The U.S. and its allies must unite for common defense
As China builds toward its ambition of becoming the world’s military hegemon, it is important to pause and consider how its virulent reaction to the July 12 Permanent Court of Arbitration’s denial of its “historic” claims to the South China Sea previews how “Pax Sinica” will threaten democracies.
To thwart China’s military and anti-democratic ambitions, it is now critical that the United States lead its Asian allies in devising a South China Sea strategy that militarily secures its regions vital to the U.S. and its allies.
For decades Communist China has insisted that its claims to most of the South China Sea are based on its “historic” “nine-dash line” that it inherited from the previous Nationalist regime. But only since about 2011 has it commenced an increasingly militarized campaign to enforce its claims.
China’s actions include building seven new bases in the Spratly Islands, in the largest amphibious power projection operation since Gen. Douglas McArthur’s 1950 landing at Inchon. China has deployed new weapons to its bases, has signaled its intention to build on Scarborough Shoal, build new information networks to assist weapon targeting, and now threatens to impose an Air Defense Identification Zone and to undertake greater military “patrol” enforcement activities.

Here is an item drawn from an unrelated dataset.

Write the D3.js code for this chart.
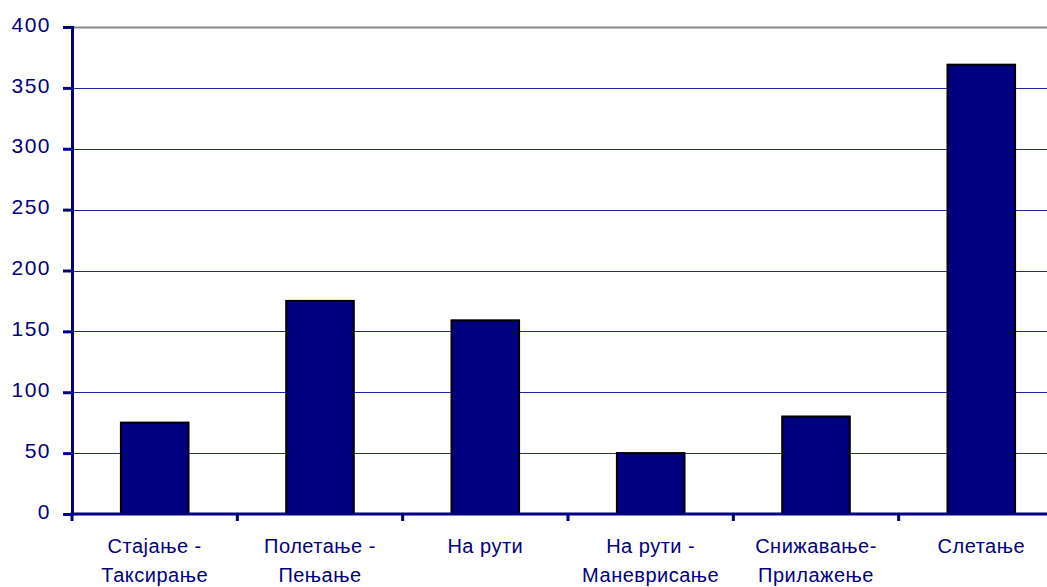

Far from seeking historic rights, global strategic objectives drive China’s desire to control the South China Sea. These include the creation of a “lake” to protect its nuclear missile-carrying submarines, assuring global maritime access for its future aircraft carrier and amphibious projection fleets, placing greater strategic pressure on Taiwan, and assuring access to deep space and the moon from its new space base on Hainan Island. Beijing will also link its South China Sea bases to future bases in the Indian Ocean to protect the southern flank of its economic-political projection to Central Asia and Europe, in keeping with Chinese leader Xi Jinping’s “One Belt, One Road” strategy.
Achievement of these ambitions, perhaps by the 2040s, requires increasing political, economic and military submission to Beijing. It can buy off weaker states in Central Asia, Africa and Latin America with massive investment, but global military projection and space control are required to displace American-led military networks in Asia, the Middle East and Europe.
China does not explain its aggression in the South China Sea in these terms. Instead, since the early 1990s Beijing has been happy to discuss but never agree to the Association of Southeast Asian Nations desire that it join a code of conduct, intended to avoid potential military crises. Starting in 2010, when the Obama administration elevated its activism to join ASEAN and then engage China bilaterally about its aggression, Beijing has responded with increasing truculence, mobilizing its diplomatic and propaganda organs to portray Washington as the aggressor.
In 2013, out of frustration, the Philippines initiated its long-shot case before the Permanent Court of Arbitration to contest the basis for China’s claims under the Law of the Sea Treaty. The court rejected outright Beijing’s “nine-dash line” and declared illegal its new island base on Mischief Reef, within the Philippines 200 nautical-mile exclusive economic zone.
Stating clearly Beijing’s rejection of this ruling to visiting U.S. Chief of Naval Operations Adm. John Richardson, on July 18, Chinese Navy Commander Adm. Wu Shengli declared, “We will never stop our construction on the Nansha [Spratly] Islands halfway .” We will never sacrifice our sovereignty and interests in the South China Sea.” Adm. Richardson’s response to this challenge is unknown.
China’s reaction to this ruling is consistent with its previous rejection of legal or political constraints to its national interests that threaten others, like its blatant proliferation of missile and nuclear technologies. Allowing Beijing to flout the Permanent Court of Arbitration’s ruling in the South China Sea will only embolden it to continue to reject international “rules,” which most countries accept to sustain order. And Beijing will then impose control over sea lanes handling about 25 percent of shipping traffic to the United States.
As during the Cold War, the United States and other democracies have little choice but to unite and defend what is vital. Washington and Manila should lead a legal and political campaign to convince Beijing to turn over Mischief Reef to the Philippines and cede its other Spratly Group bases to United Nations control. It is also necessary to arm the Philippines sufficiently to defend Palawan, retaliate against Chinese attacks from their Spratly Group bases and deter China from building an additional base on Scarborough Shoal.
In promoting such a strategy, the United States and its allies must be prepared to be tested by China. Accordingly, we must have sufficient forces deployed along with allies that it becomes clear to China that we are prepared to respond to any offensive actions by China. That is a core principle of deterrence.